In re Reddit — Grande Communications piracy unmasking subpoena denied (2023)
July 2023
In a parallel case tied to a copyright suit against the ISP Grande Communications, film producers again sought to unmask six Reddit users; the Northern District of California again denied the motion to compel on First Amendment grounds.
What happened
Shortly after their defeat in the RCN-related subpoena fight, the same group of film-production companies pursued another attempt to unmask Reddit users — this time in connection with a separate copyright suit against the internet service provider Grande Communications. The underlying litigation, After II Movie, LLC et al. v. Grande Communications Networks LLC (W.D. Tex.), concerned dozens of films the producers said Grande's subscribers had pirated.
The Reddit subpoena was docketed in the Northern District of California (No. 3:23-mc-80173-LB). As in the RCN matter, the producers did not seek to sue the Redditors; they wanted to identify six accounts whose comments referenced piracy, to bolster their argument that Grande knew its network was being used for infringement. Reddit again moved to quash, raising the same First Amendment objections to compelled unmasking of anonymous speakers.
On 29 July 2023, the court denied the motion to compel.
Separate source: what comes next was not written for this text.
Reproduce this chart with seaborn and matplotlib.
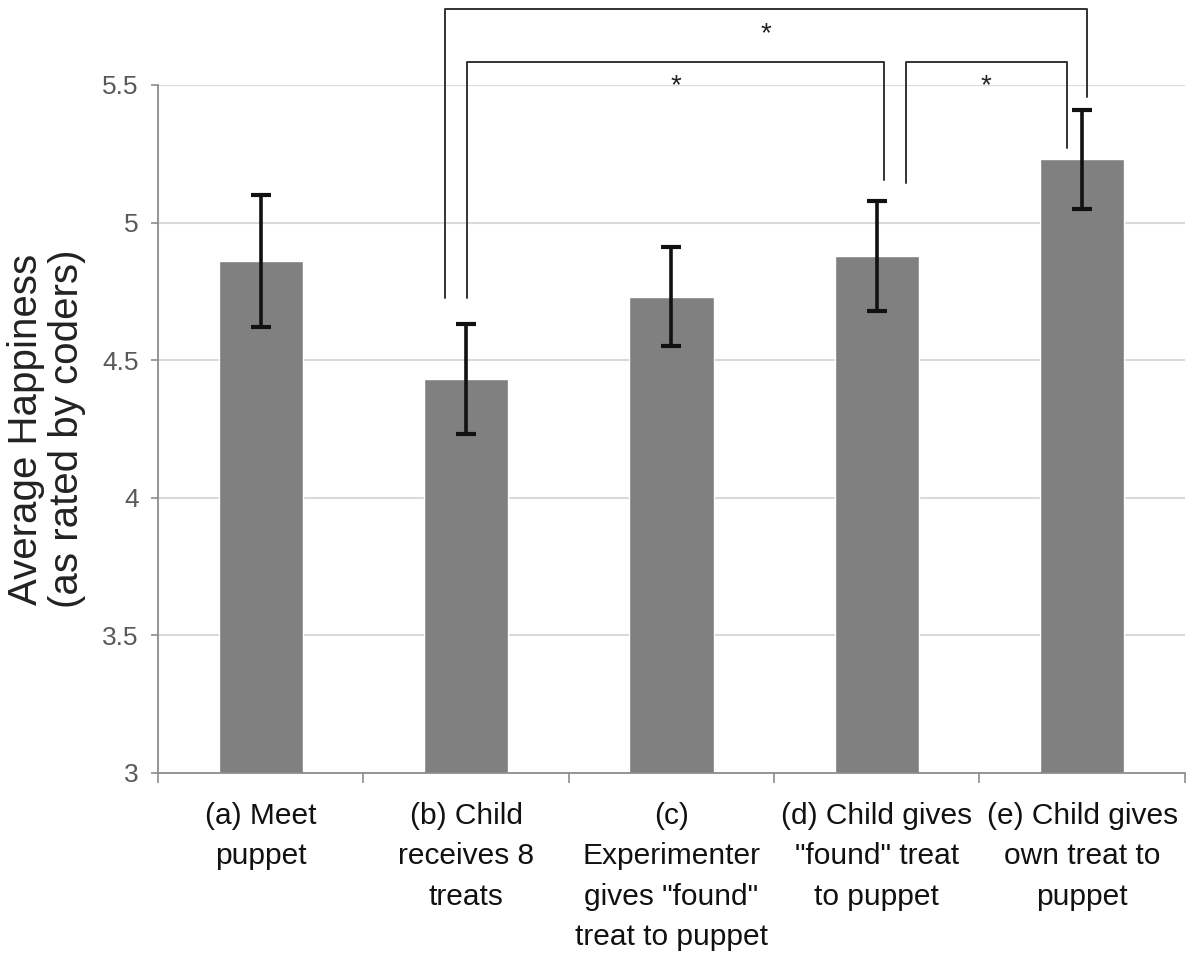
import matplotlib
matplotlib.use("Agg")
import matplotlib.pyplot as plt
import seaborn as sns
import pandas as pd
import numpy as np

# ---- data ----
categories = ["(a) Meet\npuppet",
              "(b) Child\nreceives 8\ntreats",
              "(c)\nExperimenter\ngives \"found\"\ntreat to puppet",
              "(d) Child gives\n\"found\" treat\nto puppet",
              "(e) Child gives\nown treat to\npuppet"]
means = [4.86, 4.43, 4.73, 4.88, 5.23]
errors = [0.24, 0.20, 0.18, 0.20, 0.18]
y_ticks = [3, 3.5, 4, 4.5, 5, 5.5]
y_tick_labels = ["3", "3.5", "4", "4.5", "5", "5.5"]
y_label = "Average Happiness\n(as rated by coders)"

# significance brackets: (left cat, left offset, right cat, right offset, top, left-leg bottom, right-leg bottom, label)
brackets = [
    (1, -0.105, 4, 0.025, 5.776, 4.726, 5.456, "*"),
    (1, 0.005, 3, 0.036, 5.584, 4.726, 5.155, "*"),
    (3, 0.14, 4, -0.074, 5.584, 5.144, 5.271, "*"),
]

sns.set_theme(style="white")
plt.rcParams['font.family'] = ['Liberation Sans', 'DejaVu Sans']

fig = plt.figure(figsize=(11.92, 9.57), dpi=100)
ax = fig.add_axes([0.1326, 0.1923, 0.994 - 0.1326, 0.9112 - 0.1923])

df = pd.DataFrame({"cat": categories, "mean": means})
sns.barplot(data=df, x="cat", y="mean", color="#808080", saturation=1,
            width=0.41, errorbar=None, ax=ax, zorder=2)
xs = np.arange(len(categories))
ax.errorbar(xs, means, yerr=errors, fmt="none", ecolor="#111111",
            elinewidth=2.6, capsize=7, capthick=3, zorder=3)

ax.set_ylim(3, 5.5)
ax.set_xlim(-0.5, len(categories) - 0.5)
ax.set_yticks(y_ticks)
ax.set_yticklabels(y_tick_labels)
ax.tick_params(axis="y", labelsize=19, labelcolor="#595959", length=5,
               width=1.2, color="#8c8c8c", pad=9, left=True)
ax.set_xticks(xs)
ax.set_xticklabels(categories, fontsize=21.5, color="#111111", linespacing=1.56)
ax.tick_params(axis="x", which="major", length=0, pad=21)
ax.set_xticks(np.arange(len(categories) + 1) - 0.5, minor=True)
ax.tick_params(axis="x", which="minor", length=7, width=1.2,
               color="#8c8c8c", bottom=True)
ax.set_xlabel("")

for yv in y_ticks[1:]:
    ax.axhline(yv, color="#d9d9d9", lw=1.5, zorder=0)

for s in ["top", "right"]:
    ax.spines[s].set_visible(False)
for s in ["left", "bottom"]:
    ax.spines[s].set_color("#8c8c8c")
    ax.spines[s].set_linewidth(1.3)

ax.set_ylabel(y_label, fontsize=29, color="#222222", linespacing=1.12)
ax.yaxis.set_label_coords(-0.070, 0.5)

for lc, lo, rc, ro, top, lb, rb, lab in brackets:
    x0 = lc + lo
    x1 = rc + ro
    ax.plot([x0, x0, x1, x1], [lb, top, top, rb], color="#333333",
            lw=1.4, clip_on=False, zorder=4)
    ax.text((x0 + x1) / 2, top - 0.09, lab, ha="center", va="center",
            fontsize=20, color="#222222", clip_on=False)

fig.savefig("out.png", dpi=100, facecolor="white")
The judge applied the established balancing test for unmasking anonymous online speakers and concluded that the producers had not made the heightened showing required, particularly given that the relevant evidence was available through the ISP itself rather than by stripping the anonymity of forum commenters. The result mirrored the RCN ruling almost exactly.
The Grande case is significant precisely because it was not a one-off. Taken together with the RCN matter and a later Frontier-related subpoena, it demonstrated that courts in the Northern District of California were consistently unwilling to let copyright plaintiffs use third-party subpoenas as a tool to unmask Reddit users whose only conduct was talking about piracy online. Reddit later characterized the repeated filings as an 'anti-piracy publicity campaign' and at one point sought tens of thousands of dollars in fees.
Observers in the copyright and digital-rights communities treated the cluster of rulings as a coherent body of authority: discussing infringement is protected speech, and the availability of alternative evidence weighs heavily against forcing a platform to identify its users. The repetition mattered, because a single quash order can be dismissed as fact-specific, whereas a pattern signals a more durable judicial stance.